'People often observe that the world is an irrational place, though it is more accurate to say that it is we humans that make it so. There are many intelligent people today who seem to sincerely believe that coal is clean.'

The idea of an issue of 'Artlink' exploring the tension between reason and emotion in humans through the work of artists led me to seek out and invite psychologists and psychiatrists to explore the area of relationships. These professionals deal daily with people and the problems they experience when there is conflict between the rational mind, which tells us to act on what is known and commonly agreed, and the emotions which can throw events and relationships into a maelstrom of imagination.

In attempting to address aspects of the rational/emotional nexus and its reflections in art, questions arose: is there an art vehicle outside the cinema which does justice to such a complex set of meta-emotions? How does the stretched sinew between rationality and the emotions manifest in works of visual art? The research in this issue may offer some tentative answers.

In her keynote essay, psychologist Doris McIlwain talks of 'emotional labour'. This is people exerting control over their emotional responses so that they can function in everyday situations like dealing with difficult customers or your boss. She also tells us that emotions are an ‘intuition pump’ and without regularly exercising their full range we fail to lay down vivid recollections of our life experiences, we live ‘palely’.

Artists are generally typed as the kind of people who acknowledge and exercise their emotions, without which they would not be able to reach deep into the psyche to find forms which will speak to others.

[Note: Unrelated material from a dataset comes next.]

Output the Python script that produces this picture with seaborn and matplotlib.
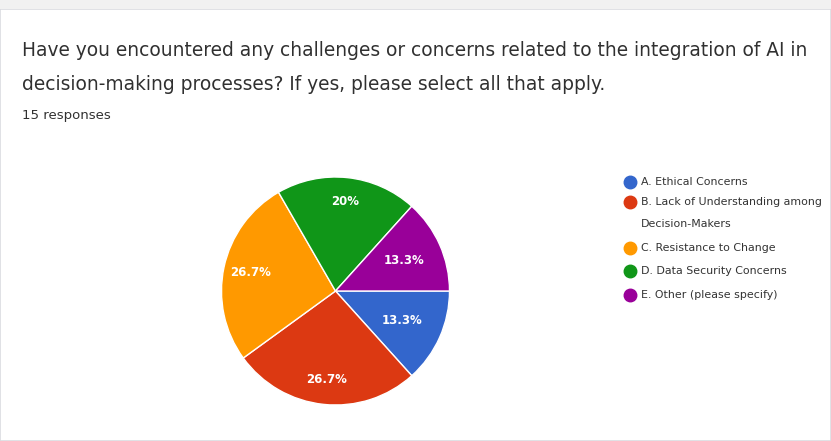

It seems possible these days that emotional labour is close to what artists do. Instead of using emotions as the trigger for say expressionist paintings they unpick the layers and threads of memories and sensations and use them to represent the radical changes that humankind is working through today. Events as far removed sociologically as gender reassignment and familial honour killings can appear in the same news broadcast. We are surrounded by tribalism, urban and otherwise, the forming of new kinds of families, bands of singles, coupling and uncoupling, child-rearing and split households. Being part of diasporas of various kinds, away from our motherlands, from our progeny, from our elders, is now not the exception but the norm. We see societal groups made up entirely of the very old, as seen in some Japanese villages. We see new attitudes to mental illness such as autism and bi-polar conditions. A massive cult of beauty and youth stares down the naked reality of the typical human body.

Clinical psychiatrist Dawn Barker and psychology researcher Eliza Muldoon agreed to think their way through bodies of strong new art made by Toni Wilkinson and Astra Howard respectively. Having approached some of the art writers in this issue with a novel commission, to think like a shrink, Hannah Mathews’ confessional chat with Sanja Pahoki turned out to only need a switch from coffee shop banquette to couch. Janet Maughan’s long sessions with Ann Newmarch reveal an emotional life lived in full glare. As Pat Hoffie talked to William Kentridge on the phone, he spoke of waiting for the work to find its own direction while his brain and body create the right conditions, and while he talked he paced and circled. Stephanie Radok’s ambition - to address two ‘cases’ in the same breath, brings us a rich juxtaposition of Richard Billingham’s caged animals and trapped humans with Patricia Piccinini’s so vulnerable and yet monstrous human/animal bodies. Robert Cook assumes another take on Boris Eldagsen, less as his ‘subject’ than as his fantastical alter ego.

Want to make friends and have fun? Close yourself up in a small room most of the day and night for a year or two and create a version of yourself (possibly much younger and of the opposite sex) who moves around on a screen, chats to other similar chimeras about things of mutual interest and tries to avoid being molested by them. This is Second Life, patently more art than life, as related by Charity Bramwell and Daniel Mounsie. The friendships were a bonus.

The reason that women are veiled is, according to feminist Muslims, because of men’s fear of losing control when they see a non-veiled female, effectively giving women in Muslim society greater sexual power than men – as claimed in Catherine Wilson’s account of her meeting with courageous artist Raeda Sadeeh in the Occupied West Bank this year. In a remote Aboriginal community, as related by Henry Skerritt, as the men are taken by alcohol and disease, responsibility for painting the designs has for the first time been handed from male to female elder, a seemingly rational decision to ensure that the culture survives.

In the male-dominated world of contemporary art there is a global cluster of exciting new shows by women artists: 'elles@pompidou', the current rehang of the Pompidou Collection, sans male artists; 'Global Feminisms' at Brooklyn Museum and WACK at MOCA in LA; 'The Body in Women’s Art Now' at Rollo in London and Cambridge. This is a heartening sign that more diverse ways of seeing and being are being embraced as a key to the cultural ecology we need right now.